## Material:
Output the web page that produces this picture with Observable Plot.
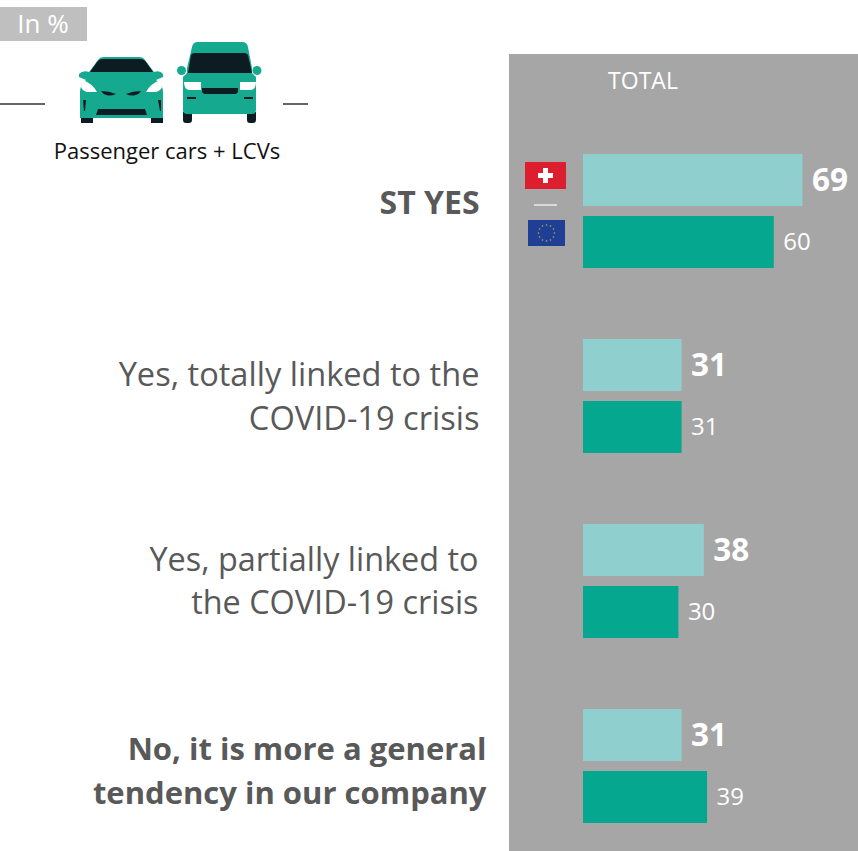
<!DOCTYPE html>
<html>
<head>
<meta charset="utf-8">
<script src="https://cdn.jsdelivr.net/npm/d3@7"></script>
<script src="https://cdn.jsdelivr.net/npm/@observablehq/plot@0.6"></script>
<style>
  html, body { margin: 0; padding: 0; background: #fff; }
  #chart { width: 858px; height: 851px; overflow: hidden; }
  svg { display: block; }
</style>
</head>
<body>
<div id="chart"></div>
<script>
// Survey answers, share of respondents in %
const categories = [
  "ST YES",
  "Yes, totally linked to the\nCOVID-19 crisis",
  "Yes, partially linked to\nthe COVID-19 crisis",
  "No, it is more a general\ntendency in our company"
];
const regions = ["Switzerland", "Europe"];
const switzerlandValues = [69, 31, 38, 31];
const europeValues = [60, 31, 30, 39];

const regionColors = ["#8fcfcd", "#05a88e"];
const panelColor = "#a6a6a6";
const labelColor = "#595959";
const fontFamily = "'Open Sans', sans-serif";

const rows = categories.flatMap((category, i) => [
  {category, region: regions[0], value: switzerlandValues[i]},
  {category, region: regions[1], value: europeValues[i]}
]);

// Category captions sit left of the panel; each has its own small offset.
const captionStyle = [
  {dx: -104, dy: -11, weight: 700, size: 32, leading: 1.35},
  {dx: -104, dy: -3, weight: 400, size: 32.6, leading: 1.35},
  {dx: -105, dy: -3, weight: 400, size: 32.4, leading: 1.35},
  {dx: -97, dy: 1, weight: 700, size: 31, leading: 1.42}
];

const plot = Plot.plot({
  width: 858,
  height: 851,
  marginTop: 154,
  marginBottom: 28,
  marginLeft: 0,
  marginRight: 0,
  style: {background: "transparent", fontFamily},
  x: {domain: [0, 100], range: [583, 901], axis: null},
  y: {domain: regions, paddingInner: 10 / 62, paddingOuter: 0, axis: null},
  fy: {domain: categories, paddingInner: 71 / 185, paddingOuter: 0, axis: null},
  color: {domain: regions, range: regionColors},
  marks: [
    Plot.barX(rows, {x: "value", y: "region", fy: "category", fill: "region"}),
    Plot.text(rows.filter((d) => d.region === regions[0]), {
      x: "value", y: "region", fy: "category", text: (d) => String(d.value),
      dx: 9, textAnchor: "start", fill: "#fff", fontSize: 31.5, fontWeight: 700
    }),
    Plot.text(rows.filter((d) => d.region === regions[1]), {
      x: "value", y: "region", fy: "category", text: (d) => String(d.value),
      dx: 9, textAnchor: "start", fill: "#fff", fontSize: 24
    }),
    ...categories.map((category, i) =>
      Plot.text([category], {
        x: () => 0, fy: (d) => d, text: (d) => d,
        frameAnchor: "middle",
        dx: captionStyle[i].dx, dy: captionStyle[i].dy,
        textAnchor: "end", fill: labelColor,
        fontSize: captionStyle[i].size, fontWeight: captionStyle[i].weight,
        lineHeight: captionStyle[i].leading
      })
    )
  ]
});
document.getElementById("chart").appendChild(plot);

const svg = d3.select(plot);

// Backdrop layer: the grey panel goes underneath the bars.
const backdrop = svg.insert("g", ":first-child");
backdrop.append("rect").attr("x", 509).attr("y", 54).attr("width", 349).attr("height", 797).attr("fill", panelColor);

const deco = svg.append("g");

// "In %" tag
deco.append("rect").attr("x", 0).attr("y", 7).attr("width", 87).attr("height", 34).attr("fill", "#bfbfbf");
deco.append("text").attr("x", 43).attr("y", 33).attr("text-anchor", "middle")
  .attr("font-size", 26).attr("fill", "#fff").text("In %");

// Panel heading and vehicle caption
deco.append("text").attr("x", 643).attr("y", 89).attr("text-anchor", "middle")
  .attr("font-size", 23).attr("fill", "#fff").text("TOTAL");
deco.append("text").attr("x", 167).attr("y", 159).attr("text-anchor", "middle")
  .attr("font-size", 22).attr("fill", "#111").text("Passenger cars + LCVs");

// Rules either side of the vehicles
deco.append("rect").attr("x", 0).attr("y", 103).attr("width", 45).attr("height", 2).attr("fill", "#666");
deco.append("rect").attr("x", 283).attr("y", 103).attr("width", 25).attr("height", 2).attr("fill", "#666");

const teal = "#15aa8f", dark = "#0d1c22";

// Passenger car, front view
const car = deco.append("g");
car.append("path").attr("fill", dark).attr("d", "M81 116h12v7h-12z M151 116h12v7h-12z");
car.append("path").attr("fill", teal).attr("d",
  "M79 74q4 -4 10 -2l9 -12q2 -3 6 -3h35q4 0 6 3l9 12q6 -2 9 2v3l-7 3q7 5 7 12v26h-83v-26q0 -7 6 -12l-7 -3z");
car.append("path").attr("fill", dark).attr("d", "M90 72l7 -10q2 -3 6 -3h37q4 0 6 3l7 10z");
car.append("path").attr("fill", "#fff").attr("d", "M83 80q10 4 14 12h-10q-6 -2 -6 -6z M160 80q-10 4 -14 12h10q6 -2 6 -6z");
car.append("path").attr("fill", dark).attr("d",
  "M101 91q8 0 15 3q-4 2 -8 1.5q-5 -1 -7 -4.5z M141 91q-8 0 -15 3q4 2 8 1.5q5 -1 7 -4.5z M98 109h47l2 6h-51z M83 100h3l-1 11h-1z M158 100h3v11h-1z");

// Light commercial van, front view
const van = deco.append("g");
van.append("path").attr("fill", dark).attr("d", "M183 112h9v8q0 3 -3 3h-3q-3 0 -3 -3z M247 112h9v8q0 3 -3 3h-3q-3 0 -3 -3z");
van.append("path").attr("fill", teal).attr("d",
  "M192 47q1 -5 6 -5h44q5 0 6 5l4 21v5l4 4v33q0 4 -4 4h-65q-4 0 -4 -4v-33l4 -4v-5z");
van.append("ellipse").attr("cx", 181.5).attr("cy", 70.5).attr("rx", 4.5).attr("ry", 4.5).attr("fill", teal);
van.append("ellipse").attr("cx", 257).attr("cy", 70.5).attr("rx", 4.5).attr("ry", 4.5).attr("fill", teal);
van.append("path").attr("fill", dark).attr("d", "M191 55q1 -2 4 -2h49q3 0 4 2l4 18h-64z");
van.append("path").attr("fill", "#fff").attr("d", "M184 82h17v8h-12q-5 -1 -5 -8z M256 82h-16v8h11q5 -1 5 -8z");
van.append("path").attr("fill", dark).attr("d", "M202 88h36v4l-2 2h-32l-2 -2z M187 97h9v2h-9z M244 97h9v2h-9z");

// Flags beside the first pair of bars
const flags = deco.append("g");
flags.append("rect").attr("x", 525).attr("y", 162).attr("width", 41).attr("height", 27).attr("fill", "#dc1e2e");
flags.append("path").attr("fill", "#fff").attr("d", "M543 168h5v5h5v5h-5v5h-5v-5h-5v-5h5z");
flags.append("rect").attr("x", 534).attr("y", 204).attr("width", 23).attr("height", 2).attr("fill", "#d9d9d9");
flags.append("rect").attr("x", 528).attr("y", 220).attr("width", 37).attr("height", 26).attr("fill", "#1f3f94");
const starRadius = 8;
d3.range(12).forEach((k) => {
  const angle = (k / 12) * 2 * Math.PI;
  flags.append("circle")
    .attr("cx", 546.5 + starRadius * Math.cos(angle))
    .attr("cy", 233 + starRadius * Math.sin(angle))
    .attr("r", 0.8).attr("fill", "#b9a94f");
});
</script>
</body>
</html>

## What the exercise asks:
Skipping the pictures, transcribe each line above exactly as it appears.

## Expected output:
Output the web page that produces this picture with Observable Plot.
<!DOCTYPE html>
<html>
<head>
<meta charset="utf-8">
<script src="https://cdn.jsdelivr.net/npm/d3@7"></script>
<script src="https://cdn.jsdelivr.net/npm/@observablehq/plot@0.6"></script>
<style>
  html, body { margin: 0; padding: 0; background: #fff; }
  #chart { width: 858px; height: 851px; overflow: hidden; }
  svg { display: block; }
</style>
</head>
<body>
<div id="chart"></div>
<script>
// Survey answers, share of respondents in %
const categories = [
  "ST YES",
  "Yes, totally linked to the\nCOVID-19 crisis",
  "Yes, partially linked to\nthe COVID-19 crisis",
  "No, it is more a general\ntendency in our company"
];
const regions = ["Switzerland", "Europe"];
const switzerlandValues = [69, 31, 38, 31];
const europeValues = [60, 31, 30, 39];

const regionColors = ["#8fcfcd", "#05a88e"];
const panelColor = "#a6a6a6";
const labelColor = "#595959";
const fontFamily = "'Open Sans', sans-serif";

const rows = categories.flatMap((category, i) => [
  {category, region: regions[0], value: switzerlandValues[i]},
  {category, region: regions[1], value: europeValues[i]}
]);

// Category captions sit left of the panel; each has its own small offset.
const captionStyle = [
  {dx: -104, dy: -11, weight: 700, size: 32, leading: 1.35},
  {dx: -104, dy: -3, weight: 400, size: 32.6, leading: 1.35},
  {dx: -105, dy: -3, weight: 400, size: 32.4, leading: 1.35},
  {dx: -97, dy: 1, weight: 700, size: 31, leading: 1.42}
];

const plot = Plot.plot({
  width: 858,
  height: 851,
  marginTop: 154,
  marginBottom: 28,
  marginLeft: 0,
  marginRight: 0,
  style: {background: "transparent", fontFamily},
  x: {domain: [0, 100], range: [583, 901], axis: null},
  y: {domain: regions, paddingInner: 10 / 62, paddingOuter: 0, axis: null},
  fy: {domain: categories, paddingInner: 71 / 185, paddingOuter: 0, axis: null},
  color: {domain: regions, range: regionColors},
  marks: [
    Plot.barX(rows, {x: "value", y: "region", fy: "category", fill: "region"}),
    Plot.text(rows.filter((d) => d.region === regions[0]), {
      x: "value", y: "region", fy: "category", text: (d) => String(d.value),
      dx: 9, textAnchor: "start", fill: "#fff", fontSize: 31.5, fontWeight: 700
    }),
    Plot.text(rows.filter((d) => d.region === regions[1]), {
      x: "value", y: "region", fy: "category", text: (d) => String(d.value),
      dx: 9, textAnchor: "start", fill: "#fff", fontSize: 24
    }),
    ...categories.map((category, i) =>
      Plot.text([category], {
        x: () => 0, fy: (d) => d, text: (d) => d,
        frameAnchor: "middle",
        dx: captionStyle[i].dx, dy: captionStyle[i].dy,
        textAnchor: "end", fill: labelColor,
        fontSize: captionStyle[i].size, fontWeight: captionStyle[i].weight,
        lineHeight: captionStyle[i].leading
      })
    )
  ]
});
document.getElementById("chart").appendChild(plot);

const svg = d3.select(plot);

// Backdrop layer: the grey panel goes underneath the bars.
const backdrop = svg.insert("g", ":first-child");
backdrop.append("rect").attr("x", 509).attr("y", 54).attr("width", 349).attr("height", 797).attr("fill", panelColor);

const deco = svg.append("g");

// "In %" tag
deco.append("rect").attr("x", 0).attr("y", 7).attr("width", 87).attr("height", 34).attr("fill", "#bfbfbf");
deco.append("text").attr("x", 43).attr("y", 33).attr("text-anchor", "middle")
  .attr("font-size", 26).attr("fill", "#fff").text("In %");

// Panel heading and vehicle caption
deco.append("text").attr("x", 643).attr("y", 89).attr("text-anchor", "middle")
  .attr("font-size", 23).attr("fill", "#fff").text("TOTAL");
deco.append("text").attr("x", 167).attr("y", 159).attr("text-anchor", "middle")
  .attr("font-size", 22).attr("fill", "#111").text("Passenger cars + LCVs");

// Rules either side of the vehicles
deco.append("rect").attr("x", 0).attr("y", 103).attr("width", 45).attr("height", 2).attr("fill", "#666");
deco.append("rect").attr("x", 283).attr("y", 103).attr("width", 25).attr("height", 2).attr("fill", "#666");

const teal = "#15aa8f", dark = "#0d1c22";

// Passenger car, front view
const car = deco.append("g");
car.append("path").attr("fill", dark).attr("d", "M81 116h12v7h-12z M151 116h12v7h-12z");
car.append("path").attr("fill", teal).attr("d",
  "M79 74q4 -4 10 -2l9 -12q2 -3 6 -3h35q4 0 6 3l9 12q6 -2 9 2v3l-7 3q7 5 7 12v26h-83v-26q0 -7 6 -12l-7 -3z");
car.append("path").attr("fill", dark).attr("d", "M90 72l7 -10q2 -3 6 -3h37q4 0 6 3l7 10z");
car.append("path").attr("fill", "#fff").attr("d", "M83 80q10 4 14 12h-10q-6 -2 -6 -6z M160 80q-10 4 -14 12h10q6 -2 6 -6z");
car.append("path").attr("fill", dark).attr("d",
  "M101 91q8 0 15 3q-4 2 -8 1.5q-5 -1 -7 -4.5z M141 91q-8 0 -15 3q4 2 8 1.5q5 -1 7 -4.5z M98 109h47l2 6h-51z M83 100h3l-1 11h-1z M158 100h3v11h-1z");

// Light commercial van, front view
const van = deco.append("g");
van.append("path").attr("fill", dark).attr("d", "M183 112h9v8q0 3 -3 3h-3q-3 0 -3 -3z M247 112h9v8q0 3 -3 3h-3q-3 0 -3 -3z");
van.append("path").attr("fill", teal).attr("d",
  "M192 47q1 -5 6 -5h44q5 0 6 5l4 21v5l4 4v33q0 4 -4 4h-65q-4 0 -4 -4v-33l4 -4v-5z");
van.append("ellipse").attr("cx", 181.5).attr("cy", 70.5).attr("rx", 4.5).attr("ry", 4.5).attr("fill", teal);
van.append("ellipse").attr("cx", 257).attr("cy", 70.5).attr("rx", 4.5).attr("ry", 4.5).attr("fill", teal);
van.append("path").attr("fill", dark).attr("d", "M191 55q1 -2 4 -2h49q3 0 4 2l4 18h-64z");
van.append("path").attr("fill", "#fff").attr("d", "M184 82h17v8h-12q-5 -1 -5 -8z M256 82h-16v8h11q5 -1 5 -8z");
van.append("path").attr("fill", dark).attr("d", "M202 88h36v4l-2 2h-32l-2 -2z M187 97h9v2h-9z M244 97h9v2h-9z");

// Flags beside the first pair of bars
const flags = deco.append("g");
flags.append("rect").attr("x", 525).attr("y", 162).attr("width", 41).attr("height", 27).attr("fill", "#dc1e2e");
flags.append("path").attr("fill", "#fff").attr("d", "M543 168h5v5h5v5h-5v5h-5v-5h-5v-5h5z");
flags.append("rect").attr("x", 534).attr("y", 204).attr("width", 23).attr("height", 2).attr("fill", "#d9d9d9");
flags.append("rect").attr("x", 528).attr("y", 220).attr("width", 37).attr("height", 26).attr("fill", "#1f3f94");
const starRadius = 8;
d3.range(12).forEach((k) => {
  const angle = (k / 12) * 2 * Math.PI;
  flags.append("circle")
    .attr("cx", 546.5 + starRadius * Math.cos(angle))
    .attr("cy", 233 + starRadius * Math.sin(angle))
    .attr("r", 0.8).attr("fill", "#b9a94f");
});
</script>
</body>
</html>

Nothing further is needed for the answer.